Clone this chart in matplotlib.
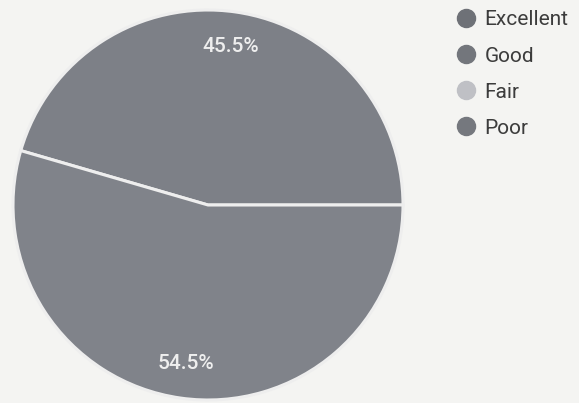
import matplotlib.pyplot as plt
from matplotlib.lines import Line2D

# Data
labels = ['Excellent', 'Good', 'Fair', 'Poor']
shares = [45.5, 54.5, 0.0, 0.0]
colors = ['#7d8087', '#80838a', '#bdbec3', '#777a81']
legend_colors = ['#6e7177', '#73767c', '#bfc0c5', '#75787e']

plt.rcParams['font.family'] = ['Roboto', 'DejaVu Sans']

fig = plt.figure(figsize=(5.79, 4.03), dpi=100)
fig.patch.set_facecolor('#f4f4f2')

# pie axes: centre ~ (208, 205) px, radius ~195 px
ax = fig.add_axes([13 / 579, 3 / 403, 390 / 579, 390 / 403])
vals = [v for v in shares if v > 0]
cols = [c for v, c in zip(shares, colors) if v > 0]
wedges, texts, autotexts = ax.pie(
    vals, colors=cols, startangle=0, counterclock=True,
    autopct='%1.1f%%', pctdistance=0.82,
    wedgeprops=dict(edgecolor='#eeeeee', linewidth=2),
    textprops=dict(color='#eeeeee', fontsize=15, fontweight='medium'))
for w in wedges:
    w.set_linewidth(2.2)
ax.set_aspect('equal')
ax.set_xlim(-1, 1)
ax.set_ylim(-1, 1)

# legend
handles = [Line2D([0], [0], marker='o', linestyle='', markersize=13,
                  markerfacecolor=c, markeredgecolor=c) for c in legend_colors]
fig.legend(handles, labels, loc='upper left', bbox_to_anchor=(441 / 579, 1.005),
           frameon=False, fontsize=15, labelcolor='#3c3c3c',
           handletextpad=0.3, labelspacing=0.82, borderaxespad=0.2,
           handlelength=1.2)

fig.savefig('out.png', dpi=100, facecolor=fig.get_facecolor())
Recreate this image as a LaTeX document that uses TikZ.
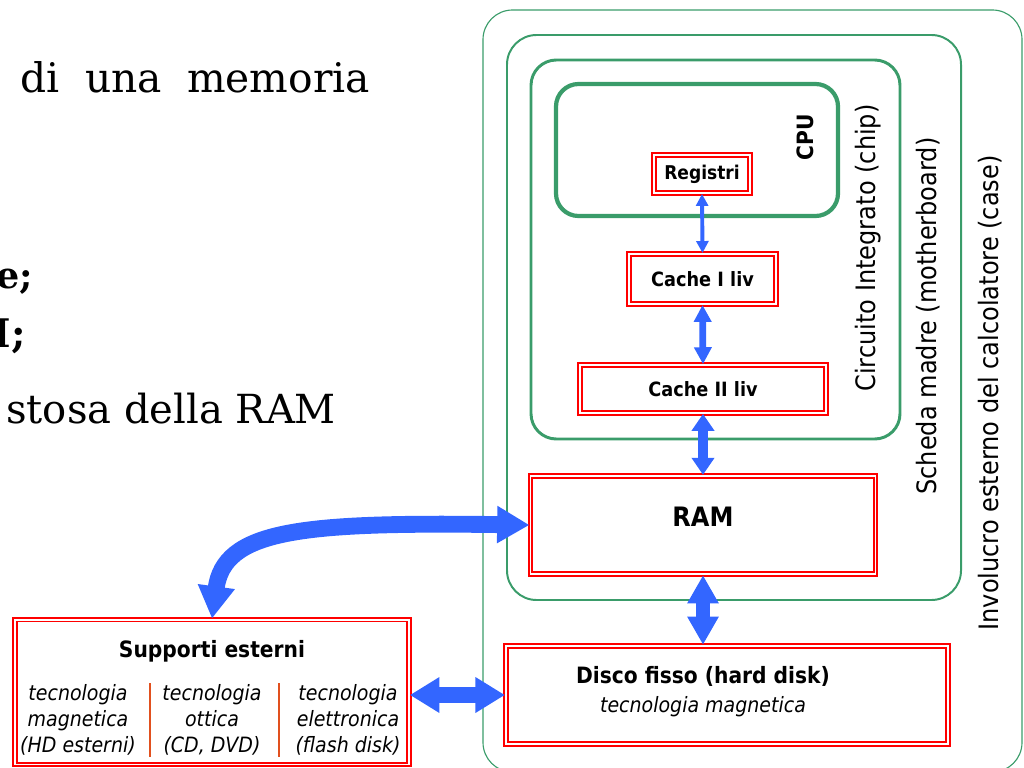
\documentclass[tikz,border=0pt]{standalone}
\usepackage{fontspec}
\setmainfont{DejaVu Sans}[FakeStretch=0.9]
\newfontfamily\slidefont{DejaVu Serif}
\usetikzlibrary{arrows.meta}

\definecolor{boxgreen}{RGB}{58,156,106}
\definecolor{memred}{RGB}{255,0,0}
\definecolor{busblue}{RGB}{51,102,255}
\definecolor{sepred}{RGB}{225,80,30}

\begin{document}
\begin{tikzpicture}[x=0.025cm,y=-0.025cm]
  \tikzstyle{memory}=[draw=memred,double=white,double distance=1.3pt,line width=1.4pt,fill=white,inner sep=0pt]
  \tikzstyle{slide}=[anchor=base east,font=\slidefont\fontsize{29}{35}\selectfont]
  \tikzstyle{layer}=[rotate=90,font=\fontsize{19}{23}\selectfont]
  \tikzstyle{bus}=[busblue]
  \useasboundingbox (0,0) rectangle (1024,768);

  % text of the slide behind
  \node[slide] (line1) at (375,93) {di\hspace{0.3em} una\hspace{0.3em} memoria};
  \node[slide,font=\slidefont\bfseries\fontsize{26}{32}\selectfont] (line2) at (38,288) {e;};
  \node[slide,font=\slidefont\bfseries\fontsize{28}{34}\selectfont] (line3) at (31,347) {M;};
  \node[slide,font=\slidefont\fontsize{28.5}{34}\selectfont] (line4) at (341,423) {stosa della RAM};

  % case, motherboard, chip, cpu
  \draw[boxgreen,line width=0.8pt,rounded corners=21pt] (483,10) rectangle (1022,772);
  \draw[boxgreen,line width=1.4pt,rounded corners=21pt] (507,35) rectangle (961,600);
  \draw[boxgreen,line width=2.1pt,rounded corners=18pt] (531,60) rectangle (900,439);
  \draw[boxgreen,line width=3pt,rounded corners=16pt] (556,84) rectangle (838,216);

  \node[rotate=90,font=\bfseries\fontsize{16}{19}\selectfont] (cpu) at (805,137) {CPU};
  \node[layer] (chip) at (868,248) {Circuito Integrato (chip)};
  \node[layer] (mb) at (928,316) {Scheda madre (motherboard)};
  \node[layer] (case) at (990,393) {Involucro esterno del calcolatore (case)};

  % memories
  \node[memory,minimum width=68pt,minimum height=27pt,font=\bfseries\fontsize{13.5}{16}\selectfont] (reg) at (702,174) {Registri};
  \node[memory,minimum width=104.6pt,minimum height=35.6pt,font=\bfseries\fontsize{14}{17}\selectfont] (c1) at (702.5,279) {Cache I liv};
  \node[memory,minimum width=175pt,minimum height=34pt,font=\bfseries\fontsize{14}{17}\selectfont] (c2) at (703,389) {Cache II liv};
  \node[memory,minimum width=245.4pt,minimum height=70pt] (ram) at (703,525) {};
  \node[font=\bfseries\fontsize{19}{23}\selectfont] (ramlbl) at (703,517) {RAM};

  \node[memory,minimum width=314.4pt,minimum height=70pt] (disk) at (727,695) {};
  \node[font=\bfseries\fontsize{16}{19}\selectfont] (disklbl) at (703,676) {Disco fisso (hard disk)};
  \node[font=\itshape\fontsize{15}{18}\selectfont] (disktec) at (703,707) {tecnologia magnetica};

  \node[memory,minimum width=280pt,minimum height=103pt] (ext) at (212,692) {};
  \node[font=\bfseries\fontsize{16}{19}\selectfont] (extlbl) at (212,651) {Supporti esterni};
  \node[align=center,font=\itshape\fontsize{15}{18.4}\selectfont] (mag) at (78,720) {tecnologia\\magnetica\\(HD esterni)};
  \node[align=center,font=\itshape\fontsize{15}{18.4}\selectfont] (opt) at (212,720) {tecnologia\\ottica\\(CD, DVD)};
  \node[align=center,font=\itshape\fontsize{15}{18.4}\selectfont] (ele) at (348,720) {tecnologia\\elettronica\\(flash disk)};
  \draw[sepred,line width=0.8pt] (150,683) -- (150,757);
  \draw[sepred,line width=0.8pt] (279,683) -- (279,757);

  % transfers between levels
  \draw[bus,line width=2.8pt,{Triangle[width=8.5pt,length=8.5pt]}-{Triangle[width=8.5pt,length=8.5pt]}] (reg.south) -- (c1.north);
  \draw[bus,line width=4.8pt,{Triangle[width=12pt,length=12pt]}-{Triangle[width=12pt,length=12pt]}] (c1.south) -- (c2.north);
  \draw[bus,line width=7.5pt,{Triangle[width=15.5pt,length=12pt]}-{Triangle[width=15.5pt,length=12pt]}] (c2.south) -- (ram.north);
  \draw[bus,line width=10.5pt,{Triangle[width=21pt,length=20pt]}-{Triangle[width=21pt,length=20pt]}] (ram.south) -- (ram.south |- disk.north);
  \draw[bus,line width=12pt,{Triangle[width=24pt,length=21pt]}-{Triangle[width=24pt,length=21pt]}] (ext.east |- disk.west) -- (disk.west);
  \draw[bus,line width=12pt,{Triangle[width=25pt,length=23pt]}-{Triangle[width=25pt,length=23pt]}] (ram.west) .. controls (300,522) and (224,530) .. (ext.north);
\end{tikzpicture}
\end{document}
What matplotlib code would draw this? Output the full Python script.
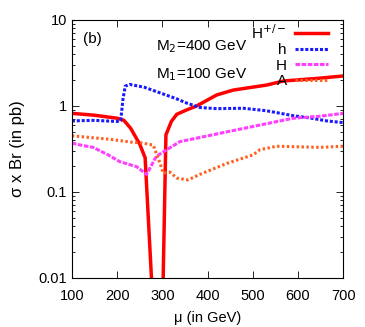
import matplotlib
matplotlib.use("Agg")
import matplotlib.pyplot as plt
from matplotlib.ticker import LogLocator, FixedLocator, NullFormatter

plt.rcParams['font.family'] = ['Liberation Sans', 'DejaVu Sans']

mu_hpm = [100, 150, 200, 215, 230, 250, 262, 280, 300, 308, 320, 332, 354, 376, 420, 457, 531, 568, 642, 700]
sig_hpm = [0.82, 0.78, 0.72, 0.68, 0.55, 0.36, 0.25, 0.004, 0.003, 0.46, 0.66, 0.80, 0.90, 1.0, 1.34, 1.53, 1.75, 1.95, 2.09, 2.23]

mu_h = [100, 150, 200, 208, 213, 218, 228, 260, 295, 330, 354, 383, 420, 479, 530, 590, 630, 664, 700]
sig_h = [0.67, 0.68, 0.66, 0.68, 1.2, 1.7, 1.78, 1.65, 1.42, 1.22, 1.08, 0.96, 0.93, 0.94, 0.88, 0.77, 0.72, 0.67, 0.64]

mu_H = [100, 120, 147, 180, 206, 243, 265, 287, 310, 339, 383, 443, 516, 590, 650, 700]
sig_H = [0.37, 0.35, 0.33, 0.27, 0.225, 0.197, 0.16, 0.26, 0.31, 0.385, 0.43, 0.50, 0.60, 0.72, 0.76, 0.82]

mu_A = [100, 140, 184, 230, 257, 280, 295, 302, 317, 332, 357, 383, 443, 501, 516, 553, 600, 650, 700]
sig_A = [0.45, 0.43, 0.41, 0.38, 0.37, 0.35, 0.215, 0.166, 0.17, 0.145, 0.138, 0.16, 0.215, 0.27, 0.31, 0.34, 0.335, 0.33, 0.34]

xticks = [100, 200, 300, 400, 500, 600, 700]
yticks = [0.01, 0.1, 1, 10]
ytick_labels = ['0.01', '0.1', '1', '10']

fig = plt.figure(figsize=(3.65, 3.27), dpi=100)
ax = fig.add_axes([0.197, 0.150, 0.743, 0.789])

ax.plot(mu_hpm, sig_hpm, color='#ff0000', lw=2.5, label='H$^{+/-}$', solid_joinstyle='miter')
ax.plot(mu_h, sig_h, color='#1a1aff', lw=2.2, ls=(0, (1, 0.6)), label='h')
ax.plot(mu_H, sig_H, color='#ff40ff', lw=2.2, ls=(0, (1.5, 0.5)), label='H')
ax.plot(mu_A, sig_A, color='#ff6020', lw=2.2, ls=(0, (0.8, 0.8)), label='A')

ax.set_yscale('log')
ax.set_xlim(100, 700)
ax.set_ylim(0.01, 10)
ax.xaxis.set_major_locator(FixedLocator(xticks))
ax.set_xticklabels([str(v) for v in xticks])
ax.yaxis.set_major_locator(FixedLocator(yticks))
ax.set_yticklabels(ytick_labels)
ax.yaxis.set_minor_locator(LogLocator(base=10, subs=range(2, 10)))
ax.yaxis.set_minor_formatter(NullFormatter())
ax.tick_params(which='both', direction='in', top=True, right=True, labelsize=10.5, colors='black')
ax.tick_params(which='major', length=5, width=0.6)
ax.tick_params(which='minor', length=2.5, width=0.6)
ax.tick_params(axis='x', pad=8)
for s in ax.spines.values():
    s.set_linewidth(0.8)

ax.set_xlabel('μ (in GeV)', fontsize=10.5, labelpad=6)
ax.set_ylabel('σ x Br (in pb)', fontsize=12, labelpad=10)

ax.text(0.04, 0.955, '(b)', transform=ax.transAxes, fontsize=11, va='top', ha='left')
ax.text(0.31, 0.93, 'M$_2$=400 GeV', transform=ax.transAxes, fontsize=11, va='top', ha='left')
ax.text(0.31, 0.82, 'M$_1$=100 GeV', transform=ax.transAxes, fontsize=11, va='top', ha='left')

leg = ax.legend(loc='upper right', bbox_to_anchor=(0.956, 1.0), frameon=False, markerfirst=False,
                fontsize=11, handlelength=2.2, handletextpad=0.5, labelspacing=0.1,
                borderaxespad=0.0, borderpad=0.2)

fig.savefig('out.png', dpi=100)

---

SHORT TASK
Repeat word for word the lines above, from the first entry through the line containing "from matplotlib.lines import Line2D", with both ends kept and the pictures dropped.

THE OUTPUT
Clone this chart in matplotlib.
import matplotlib.pyplot as plt
from matplotlib.lines import Line2D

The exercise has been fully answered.